Bill Bryant

No. 21, 25
- Position: Cornerback

Personal information
- Born: January 15, 1951 (age 75) Shreveport, Louisiana, U.S.
- Listed height: 5 ft 11 in (1.80 m)
- Listed weight: 195 lb (88 kg)

Career information
- College: Grambling
- NFL draft: 1974: 6th round, 153rd overall pick

Career history
- New York Giants (1976–1978); Philadelphia Eagles (1978);

Career NFL statistics
- Interceptions: 3
- Fumble recoveries: 3
- Defensive touchdowns: 1
- Stats at Pro Football Reference

= Bill Bryant (American football) =

American football player (born 1951)

William Bryant Jr. (born January 15, 1951) is an American former professional football player who was a cornerback in the National Football League (NFL) for the New York Giants and Philadelphia Eagles. He played college football for the Grambling Tigers.

==Career==
Bryant played college football at Grambling College—now Grambling State University—and was selected in the sixth round of the 1974 NFL draft by the Cincinnati Bengals.

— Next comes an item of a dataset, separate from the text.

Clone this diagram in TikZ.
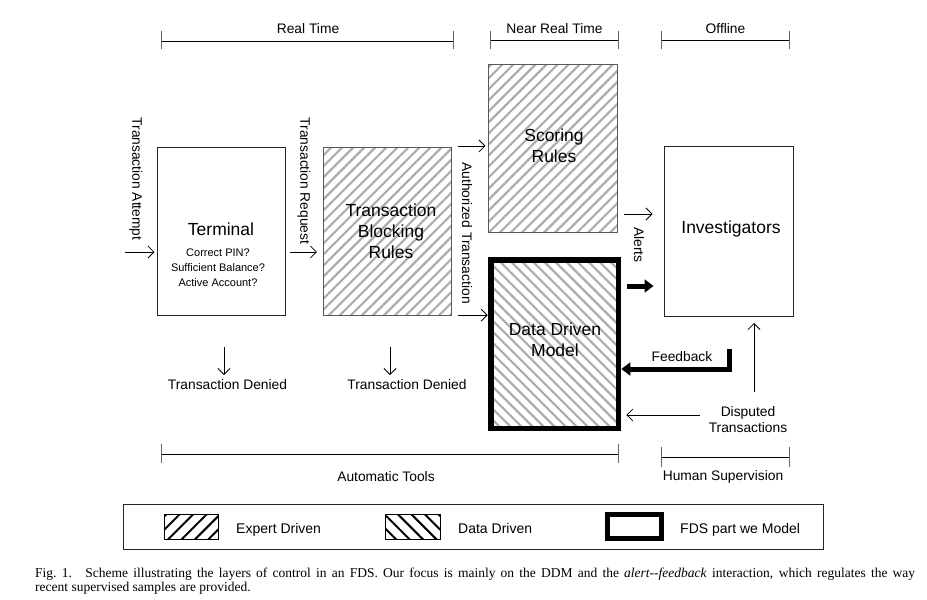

Bryant was also drafted by the Houston Texans in the thirty-third round of the 1974 World Football League college draft. He signed with the Texans and began the 1974 season with them before switching to the Birmingham Americans midway through the season when the Texans encountered financial difficulties. He played for the Birmingham Vulcans in the WFL's ill-fated 1975 season until the league folded on October 22, 1975.